When Charlamagne Tha God asked how he stays “encouraged or inspired” when he’s been fighting the same fight for over 30 years, Cube explained how police were perceived before N.W.A came out with the groundbreaking yet controversial song “Fuck Tha Police” in 1988.
“I do see the changes,” he said around the 23-minute mark. “Before we did ‘Fuck Tha Police,’ police could do no wrong. I mean, if they got on the stand and they said something, nobody even questioned if they were telling the truth or not. So police were put on this super high pedestal and we knew some dirty police growing up. We knew ’em. And so, we knew that wasn’t to be true on how we was being treated, our friends was being treated.
“When you get rolled up on when you’re 7 years old on your bike with your friends and get treated like you’re the hardest gang banger in the neighborhood, it does something to you. It shows you that … you know they just doing it to intimidate you and to put some fear in you. And so we knew they was the biggest gang in the neighborhood, so we did our song.”
Later in the interview, Cube touched on his film career, Boyz N The Hood specifically and explained how Hip Hop really unified people.

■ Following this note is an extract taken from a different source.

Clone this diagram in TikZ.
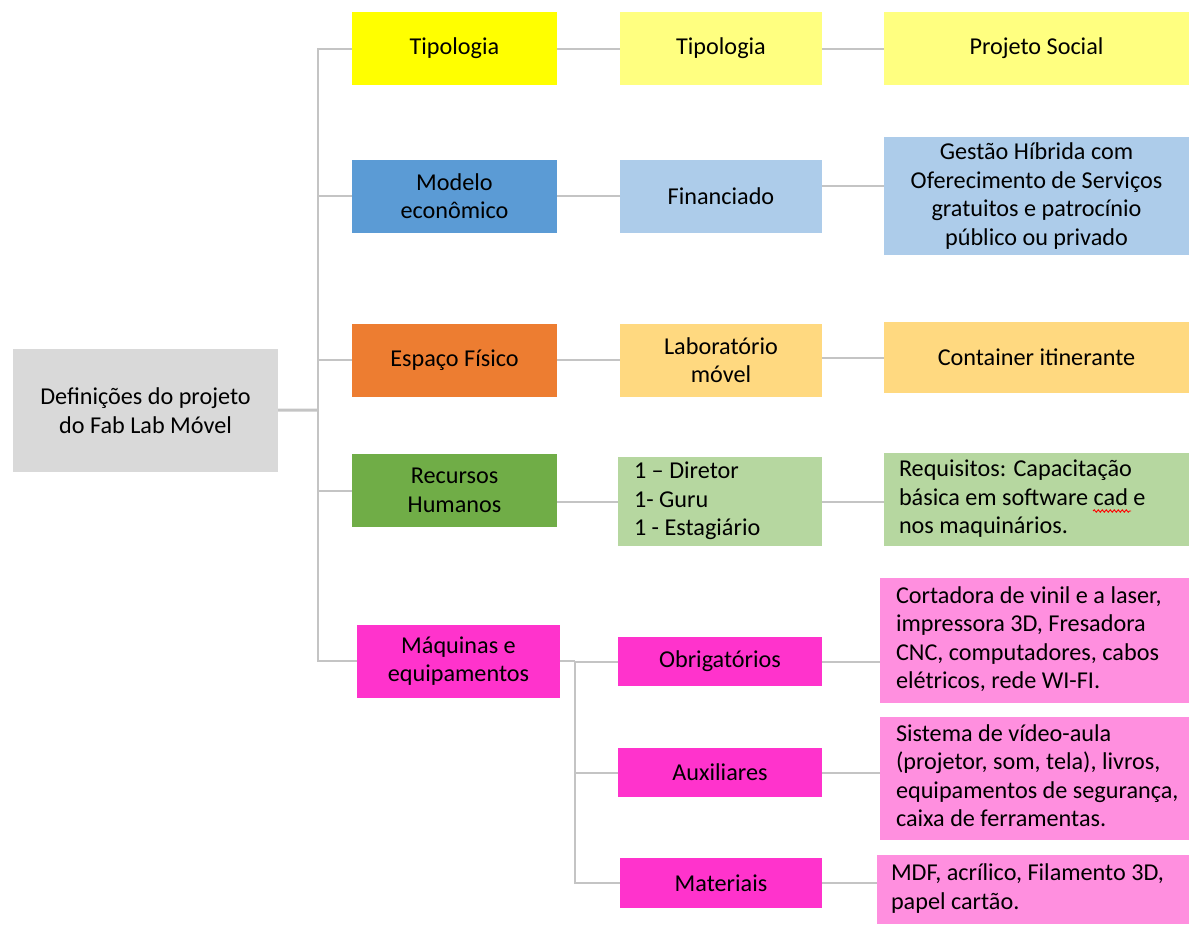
\documentclass[tikz,border=0pt]{standalone}
\usepackage{fontspec}
\setmainfont{Carlito}
\usetikzlibrary{decorations.pathmorphing}

\definecolor{rootgray}{HTML}{D9D9D9}
\definecolor{linegray}{HTML}{C4C4C4}
\definecolor{yelA}{HTML}{FFFF00}
\definecolor{yelB}{HTML}{FFFF80}
\definecolor{bluA}{HTML}{5B9BD5}
\definecolor{bluB}{HTML}{ADCCEA}
\definecolor{orgA}{HTML}{ED7D31}
\definecolor{orgB}{HTML}{FFD980}
\definecolor{grnA}{HTML}{70AD47}
\definecolor{grnB}{HTML}{B6D7A0}
\definecolor{pnkA}{HTML}{FF33CC}
\definecolor{pnkB}{HTML}{FF8FDF}

% lines set flush left in a box of fixed width
\newcommand{\leftlines}[2]{\makebox[#1pt][l]{\begin{tabular}{@{}l@{}}#2\end{tabular}}}

\begin{document}
\begin{tikzpicture}[x=1pt, y=-1pt,
	box/.style={rectangle, draw=none, inner sep=0pt, align=center, text=black,
		font=\fontsize{24.2}{28.5}\selectfont},
	conn/.style={draw=linegray, line width=2pt}]
	\useasboundingbox (0,0) rectangle (1189,924);

	% root
	\node [box, fill=rootgray, minimum width=265, minimum height=123] (root) at (145.5,410.5)
		{Defini\c{c}\~oes do projeto\\do Fab Lab M\'ovel};

	% first column
	\node [box, fill=yelA, minimum width=205, minimum height=73] (tipA) at (454.5,48.5) {Tipologia};
	\node [box, fill=bluA, minimum width=205, minimum height=73] (mod) at (454.5,196) {Modelo\\econ\^omico};
	\node [box, fill=orgA, minimum width=205, minimum height=73] (esp) at (454.5,360) {Espa\c{c}o F\'isico};
	\node [box, fill=grnA, minimum width=205, minimum height=73] (rh) at (454.5,490.5) {Recursos\\Humanos};
	\node [box, fill=pnkA, minimum width=203, minimum height=73] (maq) at (458.5,661) {M\'aquinas e\\equipamentos};

	% second column
	\node [box, fill=yelB, minimum width=202, minimum height=73] (tipB) at (721,48.5) {Tipologia};
	\node [box, fill=bluB, minimum width=202, minimum height=73] (fin) at (721,196) {Financiado};
	\node [box, fill=orgB, minimum width=202, minimum height=73] (lab) at (721,360) {Laborat\'orio\\m\'ovel};
	\node [box, fill=grnB, minimum width=204, minimum height=89] (dir) at (720,501.5)
		{\leftlines{172}{1 -- Diretor\\1- Guru\\1 - Estagi\'ario}};
	\node [box, fill=pnkA, minimum width=204, minimum height=49] (obr) at (720,661.5) {Obrigat\'orios};
	\node [box, fill=pnkA, minimum width=204, minimum height=49] (aux) at (720,772.5) {Auxiliares};
	\node [box, fill=pnkA, minimum width=202, minimum height=50] (mat) at (721,883) {Materiais};

	% third column
	\node [box, fill=yelB, minimum width=305, minimum height=73] (soc) at (1036.5,48.5) {Projeto Social};
	\node [box, fill=bluB, minimum width=305, minimum height=118] (gest) at (1036.5,196)
		{Gest\~ao H\'ibrida com\\Oferecimento de Servi\c{c}os\\gratuitos e patroc\'inio\\p\'ublico ou privado};
	\node [box, fill=orgB, minimum width=305, minimum height=71] (cont) at (1036.5,357.5) {Container itinerante};
	\node [box, fill=grnB, minimum width=305, minimum height=93] (req) at (1036.5,499.5)
		{\leftlines{275}{Requisitos: Capacita\c{c}\~ao\\b\'asica em software cad e\\nos maquin\'arios.}};
	\node [box, fill=pnkB, minimum width=309, minimum height=125] (cort) at (1034.5,640.5)
		{\leftlines{277}{Cortadora de vinil e a laser,\\impressora 3D, Fresadora\\CNC, computadores, cabos\\el\'etricos, rede WI-FI.}};
	\node [box, fill=pnkB, minimum width=309, minimum height=123] (sis) at (1034.5,778.5)
		{\leftlines{277}{Sistema de v\'ideo-aula\\(projetor, som, tela), livros,\\equipamentos de seguran\c{c}a,\\caixa de ferramentas.}};
	\node [box, fill=pnkB, minimum width=312, minimum height=69] (mdf) at (1033,889.5)
		{\leftlines{284}{MDF, acr\'ilico, Filamento 3D,\\papel cart\~ao.}};

	% spell check mark
	\draw [red, line width=0.9pt, decorate, decoration={snake, amplitude=1.2pt, segment length=4pt}]
		(1093,511) -- (1131,511);

	% trunk
	\coordinate (jA) at (318,410);
	\coordinate (jB) at (575,661);
	\draw [conn, line width=3pt] (root) -- (jA);
	\draw [conn] (tipA.west) -| (jA);
	\draw [conn] (mod.west) -| (jA);
	\draw [conn] (esp.west) -| (jA);
	\draw [conn] (rh.west) -| (jA);
	\draw [conn] (maq.west) -| (jA);

	% second level
	\draw [conn] (tipA) -- (tipB);
	\draw [conn] (mod) -- (fin);
	\draw [conn] (esp) -- (lab);
	\draw [conn] (rh.east |- dir.west) -- (dir.west);
	\draw [conn] (maq.east) -- (jB);
	\draw [conn] (obr.west) -| (jB);
	\draw [conn] (aux.west) -| (jB);
	\draw [conn] (mat.west) -| (jB);

	% third level
	\draw [conn] (tipB) -- (soc);
	\draw [conn] (fin.east) ++(0,-10) -- (gest.west |- 0,186);
	\draw [conn] (lab.east |- cont.west) -- (cont.west);
	\draw [conn] (dir) -- (dir.east -| req.west);
	\draw [conn] (obr) -- (obr.east -| cort.west);
	\draw [conn] (aux) -- (aux.east -| sis.west);
	\draw [conn] (mat) -- (mat.east -| mdf.west);
\end{tikzpicture}
\end{document}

“Before Boyz N The Hood, the interaction with the cultures wasn’t that much in the ’80s, it was just startin to interact. In the ’90s with Hip Hop, it was just a straight integration of cultures through the ’90s with Hip Hop, so through the ’90s, people started to understand like, ‘Hey man I actually got a Black hero. I put Black guys on my walls as my heroes or female singers or female athletes.’ So we’ve known each other now.
“We know each other, we feel each other, we can understand each other, and it’s the newer generation that wants to put the old shit behind ’em. You got our generation in the middle, you got the older generation saying one thing and the newer generation saying another thing and we’re in the middle. The younger generation ready to tell your grandpops, ‘Shut up.’ We in the middle and we gotta make sense of it for both sides.”
Cube stirred up controversy last month when he was accused of tweeting anti-Semitic rhetoric in the wake of George Floyd’s murder. His tweets were coming at such a rapid pace, people started to think his account was hacked. However, he quickly clarified it was him talking all along.
The “Arrest The President” OG has since filed a cease-and-desist letter against The Daily Beast and Mediate, demanding retractions for labeling him anti-Semitic because “fuck that shit ’cause he ain’t the one.”